When we hear about the horrible crimes that man commits against man, most people wonder why. What could possibly make people do the things they do? The answer is deceptively simple. We are what we learn.
We don't all grow up on the same level playing field. Some are much more disadvantaged than others by the way they're raised. The first seven to eight years of our lives are crucial in our development because that's when our basic personality is formed. So what our environment is, how we see people treat each other and how people treat us plays a large part in making us who we are.
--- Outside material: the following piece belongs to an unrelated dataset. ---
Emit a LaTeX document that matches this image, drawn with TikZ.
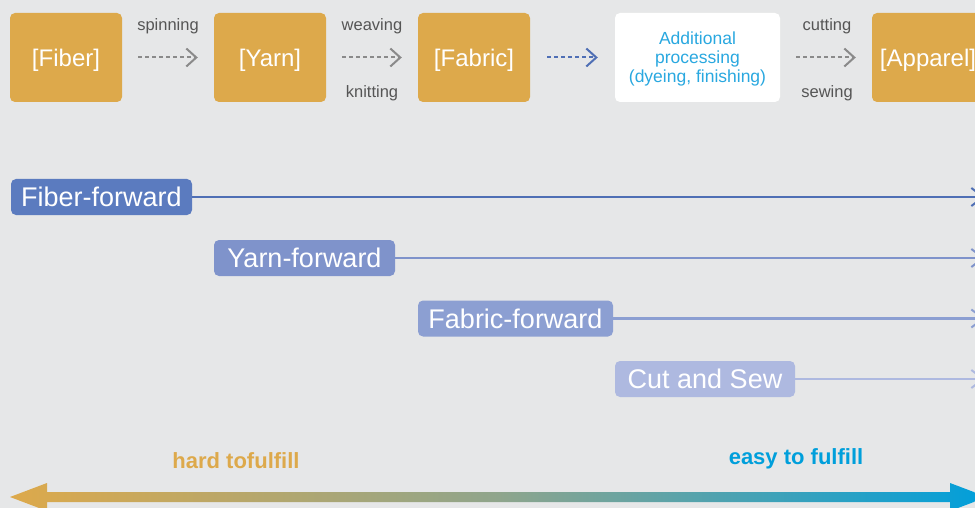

Jerry West, the all-everything basketball player in West Virginia many years ago who went from there to the Los Angeles Lakers as player, coach and eventual general manager told a horrible story last week about the physical abuse he took from his dad when he was growing up. West had several brothers and sisters but for some reason his dad singled him out to be the whipping boy when he wanted to make a point. West said his dad would beat him unmercifully with a big thick belt, sometimes even crawling under the bed and pulling West out so he could beat him some more. Those who are his age remember that era as being the "spanking' era and none of us escaped having our backsides warmed from time to time. But West said his dad's attacks on him went far beyond spankings. These were out and out beatings and they happened regularly. They resulted in a life-long bout with depression and anxiety along with frequent thoughts of suicide. West said the only place he could get relief was on the basketball court because when he was playing ball, the rest of the world went away. His wife says West has a hard time expressing positive emotions towards anyone and very rarely ever tells her that he loves her.
The way West was treated by his dad continues today by other moms and dads and that's why many people are dysfunctional. When kids grow up to deviance being modeled for them every day by the people they care about the most, what else would you expect? When children are physically or sexually abused at home, when they see their moms physically and emotionally abused, when they have few if any rules, when their parents are poor role models, how could we ever expect these kids to grow up and be normal? If they're exposed to regular and habitual negative behavior at a young age and that behavior continues as they grow and mature, why are we surprised when they become just like the people modeling that kind of behavior?
And on top of that, this behavior tends to be generational. We're not born with a sense of values or norms or morals. We have to learn those things as we grow and mature and if we don't have anyone to teach us, then the chances of us getting them from somewhere else becomes highly unlikely. So we become like our mom or our dad or our sister or brother and then when we get married and have kids, we model this deviant lifestyle to them and then they model it to their kids and it goes on and on, from one generation to the next. That's why we have crime rates in some neighborhoods in our larger cities that haven't changed in a hundred years. Obviously, the people who lived there that long ago are all dead now but since there is low outward mobility in economically distressed neighborhoods, their children and grandchildren are still there, doing the same kind of behavior because that's what they learned.
So the question is, is this fixable? What can be done to turn this trend around? It can only be fixable if someone in the generational hierarchy changes their behavior. We can't be good if we don't know what good is. When a person grows up in a deviant family and that family lives in a deviant neighborhood where being bad is the norm rather than the exception, anyone would have a difficult time learning positive norms and values when you're exposed practically every minute of every day to the opposite. Some have even suggested forced sterilization for women in families that show a long history of deviant and criminal behavior. The logic behind this suggestion is just because you can have a child doesn't mean you have any idea about how to be a parent.
If we don't do anything, nothing's ever going to change because nothing's changed up to now.